Helen
Isocrates
Isocrates. Isocrates with an English Translation in three volumes, by Larue Van Hook, Ph.D., LL.D. Cambridge, MA, Harvard University Press; London, William Heinemann Ltd. 1945-1968.
There are some who are much pleased with themselves if, after setting up an absurd and self-contradictory subject, they succeed in discussing it in tolerable fashion; and men have grown old, some asserting that it is impossible to say, or to gainsay, what is false[*](So Antisthenes and the Cynics; cf. Plat. Soph. 240c.), or to speak on both sides of the same questions, others maintaining that courage and wisdom and justice are identical[*](A reference to the views of Plato and the Academy.), and that we possess none of these as natural qualities, but that there is one sort of knowledge concerned with them all.; and still others waste their time in captious disputations that are not only entirely useless, but are sure to make trouble for their disciples.
For my part, if I observed that this futile affectation had arisen only recently in rhetoric and that these men were priding themselves upon the novelty of their inventions, I should not be surprised at them to such degree; but as it is, who is so backward in learning as not to know that Protagoras and the sophists of his time have left to us compositions of similar character and even far more overwrought than these?
For how could one surpass Gorgias[*](Cf.
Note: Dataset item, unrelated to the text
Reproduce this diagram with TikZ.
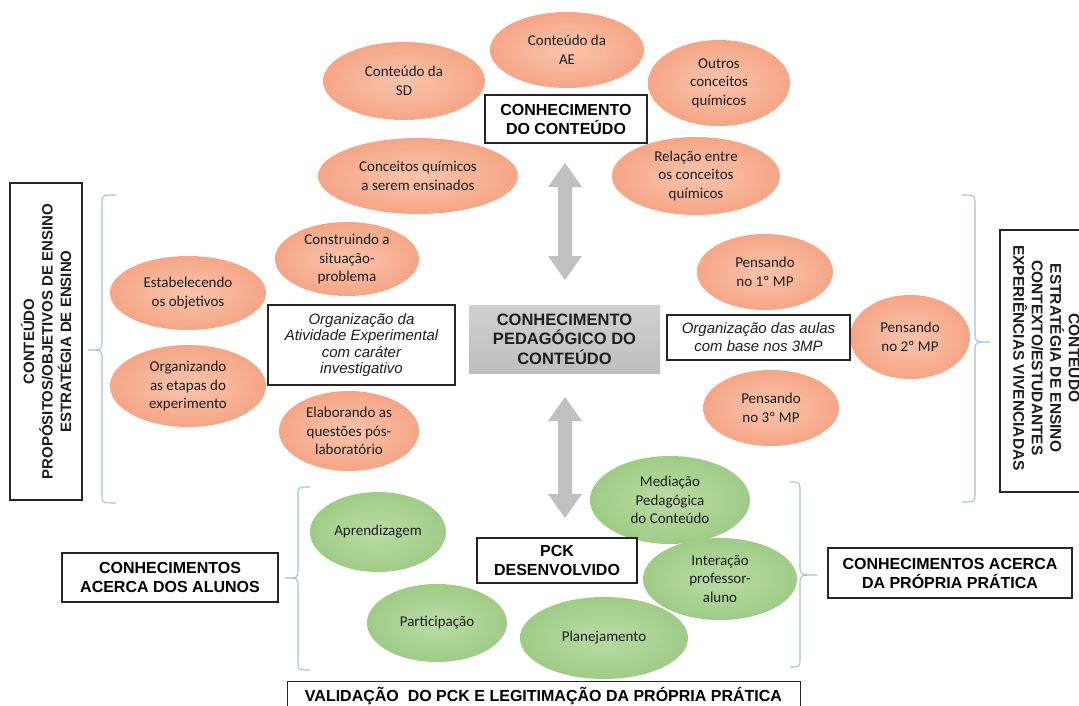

Isoc. 15.268. Gorgias of Leontini in Sicily, pupil of Teisias, came to Athens on an embassy in 427 B.C.), who dared to assert that nothing exists of the things that are, or Zeno[*](This is Zeno of Elea, in Italy, and not the founder of the Stoic School of philosophy. Zeno and Melissus were disciples of Parmenides.), who ventured to prove the same things as possible and again as impossible, or Melissus who, although things in nature are infinite in number, made it his task to find proofs that the whole is one!
Nevertheless, although these men so clearly have shown that it is easy to contrive false statements on any subject that may be proposed, they still waste time on this commonplace. They ought to give up the use of this claptrap, which pretends to prove things by verbal quibbles, which in fact have long since been refuted, and to pursue the truth,
to instruct their pupils in the practical affairs of our government and train to expertness therein, bearing in mind that likely conjecture about useful things is far preferable to exact knowledge of the useless, and that to be a little superior in important things is of greater worth than to be pre-eminent in petty things that are without value for living.
But the truth is that these men care for naught save enriching themselves at the expense of the youth. It is their “philosophy” applied to eristic disputations[*](eristics, “wordy wrangling” “mere disputation for its own sake”; cf. General Introd., Vol. I, p. xxi and Isoc. 13.1.) that effectively produces this result; for these rhetoricians, who care nothing at all for either private or public affairs, take most pleasure in those discourses which are of no practical service in any particular.